BOXING/Super bantamweight fight: Speculation that Brian Peters might have bitten off a bit more than Bernard Dunne would be able to chew with his selection of American opponent David Martinez for the Neilstown boxer in Saturday night's main event at the National Stadium was dispelled shortly after the opening bell.
Although Martinez had fashioned a 15-1-1 record fighting (mostly) in his native New Mexico, his speed was plainly no match for Dunne's, and it rapidly became apparent that the undefeated Irishman had a substantial advantage in the reach department as well.
Unable to get to Dunne with his jab from his preferred comfort zone, Martinez was forced to try to rush his way inside, and he paid dearly for it when he did. Not only was Dunne able to tag him virtually at will, but he proved so elusive that Martinez was barely able to lay a glove on him.
While Dunne was piling up a big advantage, winning every round with hard rights to the body and a multiplicity of stiff jabs that had Martinez's right eye blackened and swelling, he was virtually unmarked.
Dunne had matters so firmly in hand in the non-title featherweight bout that he began to taunt Martinez, mocking him by dropping his arms to his sides and daring him to try to hit him (he couldn't), and compounded the felony by jawing at his outclassed opponent.
The latter tactic drew a stern warning from Belfast referee David Irving who, joked Dunne afterwards, "should have minded his own business. It was a private conversation."
The end of the one-sided bout came at 0:57 of the eighth, when Martinez's trainer Sergio Chavez climbed up onto the ring apron and implored referee David Irving to stop it, much to the delight of the sell-out crowd.
Dunne is now 21-0 and, Peters hopes, headed for a European title shot against super-bantamweight champion Michael Hunter this October.
The chief supporting acts saw Jim Rock and Oisín Fagan win vacant Irish championships by stopping their respective English-based opponents, Kevin Phelan and Jeff Thomas.
Rock regained the Irish title by stopping Phelan, a late substitute for originally scheduled foe Lee Murtagh, at the end of the seventh round, while Fagan won the light-welterweight belt with a seventh-round stoppage of his own.
After Murtagh fell out on the eve of the bout in a contractual dispute, Peters had him evicted from his hotel room and summoned Phelan. The Slough boxer arrived boasting of an Irish ancestor, a great-grandfather named Thomas Francis Phelan who had been born in Tipperary, making his credentials somewhat suspect, but Boxing Union of Ireland president Mel Christle provisionally approved the title fight contingent on his providing the necessary documentation.

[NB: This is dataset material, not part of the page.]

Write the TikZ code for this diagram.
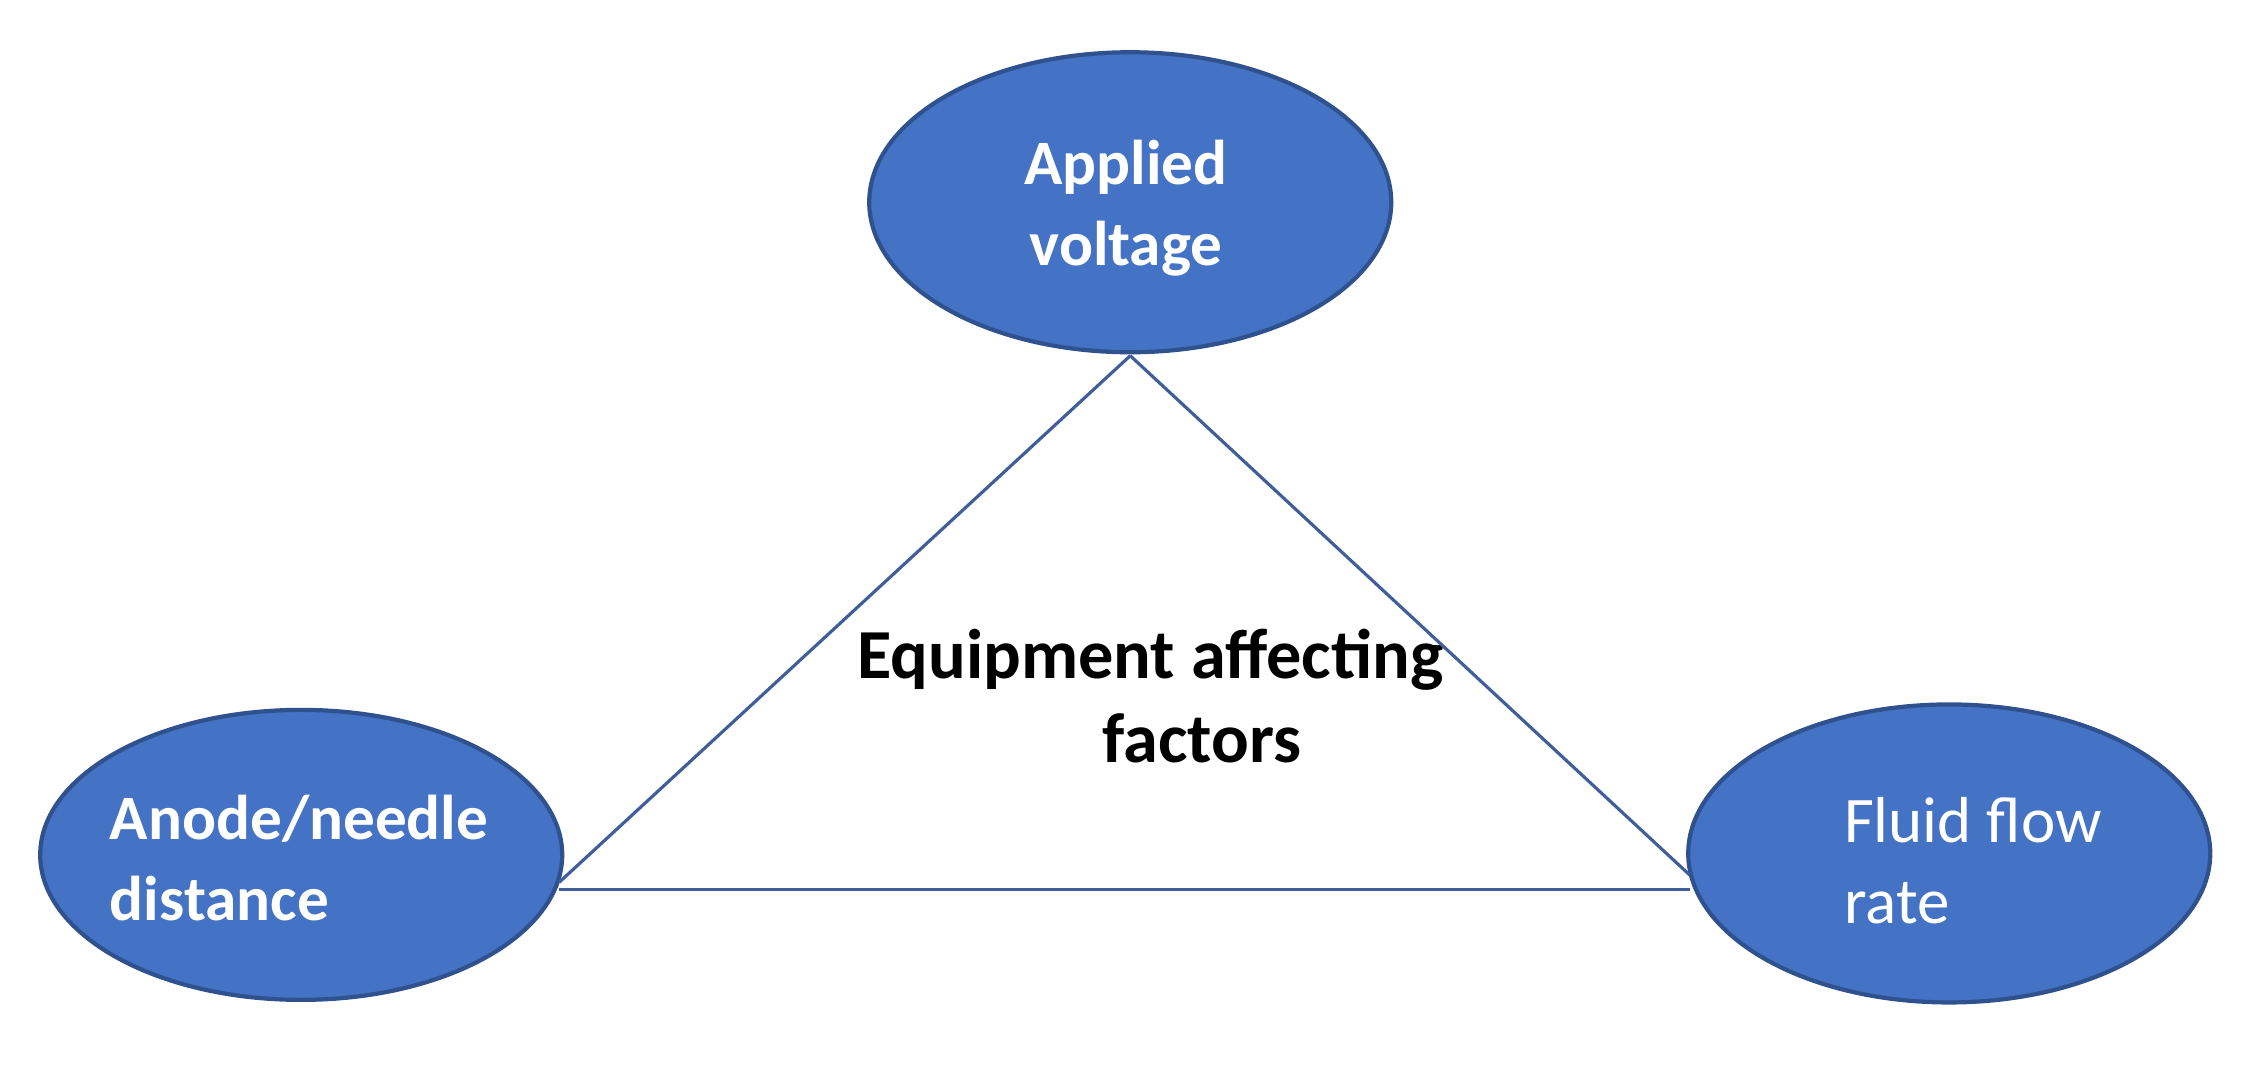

Phelan fought gamely in the early going, but a right uppercut in the fifth sent blood spattering from his nose and appeared to take the fight right out of him. By the sixth, Rock was hammering Phelan so effortlessly that at the conclusion of the round, referee Seán Russell approached Phelan's corner with the warning that Kevin was taking an awful lot of punches and that he was considering stopping it.

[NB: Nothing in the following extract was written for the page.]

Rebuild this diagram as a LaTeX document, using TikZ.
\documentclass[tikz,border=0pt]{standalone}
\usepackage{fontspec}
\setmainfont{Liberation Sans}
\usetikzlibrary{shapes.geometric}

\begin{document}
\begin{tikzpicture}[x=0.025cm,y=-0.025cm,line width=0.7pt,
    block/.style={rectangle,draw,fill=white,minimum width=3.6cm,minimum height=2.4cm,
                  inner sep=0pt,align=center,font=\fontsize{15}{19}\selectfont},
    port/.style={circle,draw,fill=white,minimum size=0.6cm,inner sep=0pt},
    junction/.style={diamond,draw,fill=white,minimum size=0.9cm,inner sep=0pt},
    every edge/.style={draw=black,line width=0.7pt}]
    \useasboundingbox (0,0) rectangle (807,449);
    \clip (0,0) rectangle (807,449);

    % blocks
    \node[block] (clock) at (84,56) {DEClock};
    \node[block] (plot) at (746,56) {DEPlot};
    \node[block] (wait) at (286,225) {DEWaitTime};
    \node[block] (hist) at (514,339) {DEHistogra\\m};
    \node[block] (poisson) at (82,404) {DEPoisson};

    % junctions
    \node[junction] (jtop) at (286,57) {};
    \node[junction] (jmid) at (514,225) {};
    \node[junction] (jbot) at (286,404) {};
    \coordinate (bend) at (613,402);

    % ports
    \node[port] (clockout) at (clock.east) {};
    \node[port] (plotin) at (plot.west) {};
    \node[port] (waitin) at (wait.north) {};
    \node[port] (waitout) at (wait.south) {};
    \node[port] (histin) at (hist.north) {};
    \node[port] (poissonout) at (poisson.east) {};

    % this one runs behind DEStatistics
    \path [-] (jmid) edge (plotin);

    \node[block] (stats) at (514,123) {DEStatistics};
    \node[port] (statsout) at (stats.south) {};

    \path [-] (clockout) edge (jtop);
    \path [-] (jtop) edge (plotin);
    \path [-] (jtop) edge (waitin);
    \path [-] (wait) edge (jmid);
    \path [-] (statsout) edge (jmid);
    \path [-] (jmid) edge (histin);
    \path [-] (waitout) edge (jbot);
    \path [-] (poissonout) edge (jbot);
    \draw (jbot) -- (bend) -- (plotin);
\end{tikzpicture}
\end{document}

Manager/trainer George Carmen successfully implored the referee for "one more round," and, said Russell, "he was doing all right, but then right before the end of the round he got hit with a good uppercut. I looked over at the corner and your man was giving me the sign to stop it".
The stoppage and the bell ending the seventh occurred virtually simultaneously. Phelan fell to 10-7 with the loss.

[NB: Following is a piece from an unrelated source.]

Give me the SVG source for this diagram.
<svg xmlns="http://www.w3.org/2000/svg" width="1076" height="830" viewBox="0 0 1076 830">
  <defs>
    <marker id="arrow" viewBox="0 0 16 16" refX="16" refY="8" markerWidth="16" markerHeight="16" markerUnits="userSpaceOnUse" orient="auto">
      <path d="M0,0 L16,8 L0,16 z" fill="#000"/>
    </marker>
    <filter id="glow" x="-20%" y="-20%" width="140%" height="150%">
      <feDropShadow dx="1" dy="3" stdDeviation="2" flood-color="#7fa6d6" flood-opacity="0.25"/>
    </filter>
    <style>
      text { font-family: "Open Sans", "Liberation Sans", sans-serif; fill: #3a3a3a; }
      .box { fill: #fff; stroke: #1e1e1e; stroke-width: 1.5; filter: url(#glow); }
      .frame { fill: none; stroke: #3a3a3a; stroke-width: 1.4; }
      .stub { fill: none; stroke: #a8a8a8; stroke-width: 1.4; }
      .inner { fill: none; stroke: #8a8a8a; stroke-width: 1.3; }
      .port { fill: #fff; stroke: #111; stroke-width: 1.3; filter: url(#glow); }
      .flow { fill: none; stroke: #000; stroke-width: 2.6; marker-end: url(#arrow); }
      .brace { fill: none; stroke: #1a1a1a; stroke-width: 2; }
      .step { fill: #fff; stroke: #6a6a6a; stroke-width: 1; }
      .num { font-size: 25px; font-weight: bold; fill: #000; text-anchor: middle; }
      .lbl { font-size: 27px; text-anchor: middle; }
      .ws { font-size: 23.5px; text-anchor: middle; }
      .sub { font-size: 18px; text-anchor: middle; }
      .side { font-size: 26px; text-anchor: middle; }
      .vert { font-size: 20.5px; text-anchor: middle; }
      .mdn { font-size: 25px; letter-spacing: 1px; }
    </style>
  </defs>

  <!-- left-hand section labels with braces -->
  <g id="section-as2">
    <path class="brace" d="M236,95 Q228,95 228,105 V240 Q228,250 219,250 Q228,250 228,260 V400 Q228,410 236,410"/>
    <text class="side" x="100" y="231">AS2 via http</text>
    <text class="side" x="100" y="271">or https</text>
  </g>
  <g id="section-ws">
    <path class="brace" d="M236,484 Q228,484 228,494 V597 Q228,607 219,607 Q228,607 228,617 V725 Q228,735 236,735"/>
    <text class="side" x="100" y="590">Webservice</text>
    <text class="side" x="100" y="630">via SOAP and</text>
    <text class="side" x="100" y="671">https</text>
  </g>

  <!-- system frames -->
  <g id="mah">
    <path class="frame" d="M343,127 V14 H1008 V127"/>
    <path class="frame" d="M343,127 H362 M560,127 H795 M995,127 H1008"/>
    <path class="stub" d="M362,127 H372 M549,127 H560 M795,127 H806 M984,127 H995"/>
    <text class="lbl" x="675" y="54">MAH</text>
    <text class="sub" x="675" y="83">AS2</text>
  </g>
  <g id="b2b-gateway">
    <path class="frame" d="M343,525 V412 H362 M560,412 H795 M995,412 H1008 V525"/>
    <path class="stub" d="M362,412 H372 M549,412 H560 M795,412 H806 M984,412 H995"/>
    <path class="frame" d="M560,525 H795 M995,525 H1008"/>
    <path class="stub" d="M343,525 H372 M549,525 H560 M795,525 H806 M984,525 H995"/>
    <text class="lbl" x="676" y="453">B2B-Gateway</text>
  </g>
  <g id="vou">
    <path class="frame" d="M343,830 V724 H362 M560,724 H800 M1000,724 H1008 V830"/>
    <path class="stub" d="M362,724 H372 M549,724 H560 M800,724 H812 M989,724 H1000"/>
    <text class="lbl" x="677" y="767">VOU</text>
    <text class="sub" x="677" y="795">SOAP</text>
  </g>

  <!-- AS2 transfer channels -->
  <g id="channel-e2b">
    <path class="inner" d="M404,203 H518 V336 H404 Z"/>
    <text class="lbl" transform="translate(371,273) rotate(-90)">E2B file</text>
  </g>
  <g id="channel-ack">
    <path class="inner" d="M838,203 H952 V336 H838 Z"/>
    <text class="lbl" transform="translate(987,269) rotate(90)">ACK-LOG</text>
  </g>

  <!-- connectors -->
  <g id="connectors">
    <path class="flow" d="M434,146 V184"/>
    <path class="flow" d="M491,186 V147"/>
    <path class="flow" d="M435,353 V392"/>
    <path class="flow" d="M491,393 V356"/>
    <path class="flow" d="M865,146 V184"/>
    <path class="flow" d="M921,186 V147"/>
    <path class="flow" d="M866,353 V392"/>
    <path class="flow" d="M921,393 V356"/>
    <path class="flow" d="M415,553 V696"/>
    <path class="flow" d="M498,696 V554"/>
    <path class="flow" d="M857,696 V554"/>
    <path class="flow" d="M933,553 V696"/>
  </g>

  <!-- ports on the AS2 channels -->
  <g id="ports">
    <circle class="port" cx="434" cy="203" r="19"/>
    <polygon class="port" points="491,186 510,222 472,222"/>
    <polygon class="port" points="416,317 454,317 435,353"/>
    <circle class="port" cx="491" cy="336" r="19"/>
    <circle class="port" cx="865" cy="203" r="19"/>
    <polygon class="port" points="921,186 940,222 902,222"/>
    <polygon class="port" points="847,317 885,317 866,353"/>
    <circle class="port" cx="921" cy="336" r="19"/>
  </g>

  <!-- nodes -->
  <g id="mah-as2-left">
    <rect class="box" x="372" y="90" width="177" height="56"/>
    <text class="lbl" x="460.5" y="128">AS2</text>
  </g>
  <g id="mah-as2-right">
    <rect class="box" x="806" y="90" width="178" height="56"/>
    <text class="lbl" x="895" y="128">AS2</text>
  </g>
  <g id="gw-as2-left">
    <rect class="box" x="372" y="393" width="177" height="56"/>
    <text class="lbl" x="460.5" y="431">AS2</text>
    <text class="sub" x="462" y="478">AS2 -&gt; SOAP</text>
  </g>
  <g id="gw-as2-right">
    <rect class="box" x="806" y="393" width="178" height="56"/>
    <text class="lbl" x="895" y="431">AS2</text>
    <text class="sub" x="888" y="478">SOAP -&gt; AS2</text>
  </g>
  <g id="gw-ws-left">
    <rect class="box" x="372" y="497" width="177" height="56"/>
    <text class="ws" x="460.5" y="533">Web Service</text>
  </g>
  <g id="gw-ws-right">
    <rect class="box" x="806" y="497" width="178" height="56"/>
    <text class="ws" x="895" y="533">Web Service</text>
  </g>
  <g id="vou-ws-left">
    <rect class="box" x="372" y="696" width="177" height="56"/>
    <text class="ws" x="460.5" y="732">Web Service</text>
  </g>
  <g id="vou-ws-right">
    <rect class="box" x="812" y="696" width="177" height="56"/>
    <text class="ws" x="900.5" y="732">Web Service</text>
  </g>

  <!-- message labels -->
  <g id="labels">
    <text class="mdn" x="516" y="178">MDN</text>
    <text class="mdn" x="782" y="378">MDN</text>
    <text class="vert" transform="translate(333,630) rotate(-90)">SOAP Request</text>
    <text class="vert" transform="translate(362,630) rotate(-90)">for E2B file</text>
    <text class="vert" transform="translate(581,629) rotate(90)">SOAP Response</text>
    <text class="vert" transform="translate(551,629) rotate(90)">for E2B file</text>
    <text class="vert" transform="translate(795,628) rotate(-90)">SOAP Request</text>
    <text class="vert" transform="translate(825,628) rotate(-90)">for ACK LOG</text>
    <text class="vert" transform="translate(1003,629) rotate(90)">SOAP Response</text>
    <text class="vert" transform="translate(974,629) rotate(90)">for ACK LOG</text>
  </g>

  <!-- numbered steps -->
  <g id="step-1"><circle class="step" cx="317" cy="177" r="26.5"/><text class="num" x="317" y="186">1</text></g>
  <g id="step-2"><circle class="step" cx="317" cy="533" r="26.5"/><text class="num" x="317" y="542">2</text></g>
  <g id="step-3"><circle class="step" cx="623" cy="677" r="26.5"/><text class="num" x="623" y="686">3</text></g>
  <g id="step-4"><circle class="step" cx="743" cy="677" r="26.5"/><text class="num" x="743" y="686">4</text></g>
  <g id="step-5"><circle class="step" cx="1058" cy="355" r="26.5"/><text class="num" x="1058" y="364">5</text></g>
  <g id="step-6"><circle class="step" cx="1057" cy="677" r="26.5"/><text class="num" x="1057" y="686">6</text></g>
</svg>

Rock, now 27-4, may have set the stage for a lucrative first defence with the win. John Duddy's manager Eddie McLoughlin and Irish Ropes matchmaker Jim Borzell were both in attendance at Saturday night's Stadium show, and have already engaged in preliminary talks with Peters about a Rock-Duddy fight for the Irish title on September 29th at New York's Madison Square Garden Theatre.
Duddy must first get by Freddy Cuevas at the same venue next Saturday, and may engage in yet another tune-up bout in Las Vegas underneath the August 12th Hasim Rahman-Oleg Maskaev heavyweight championship fight.
But, said the 34 year-old Pink Panther, "I'd be delighted to come over there. John Duddy seems to be very much in demand at the moment, and I haven't got too much time left, so it would be a big occasion if it comes off".
Fagan, a full-time Oklahoma schoolteacher, celebrated the start of his summer vacation with a methodical destruction of Thomas, who though Netherlands-born and England-domiciled, does have an Irish mother.
Fagan knocked Thomas down in the fifth round, a delayed reaction to a body shot, and then in the seventh employed what he called "my Ricky Hatton move," a quick one-two followed by a sidestep and a lethal left to the body straight up the middle that, in Fagan's words, "tore the guts right out of him".
Thomas painfully struggled to his feet, but another right from Fagan sent him down again and referee Emil Tiedt stopped the contest at 2:21 of the round without bothering to complete his count.
Phelan is now 9-6-1. Fagan, 16-3, plans to spend the summer at his Portmarnock home before reporting back to resume his duties at Colombus Elementary School for the new autumn term.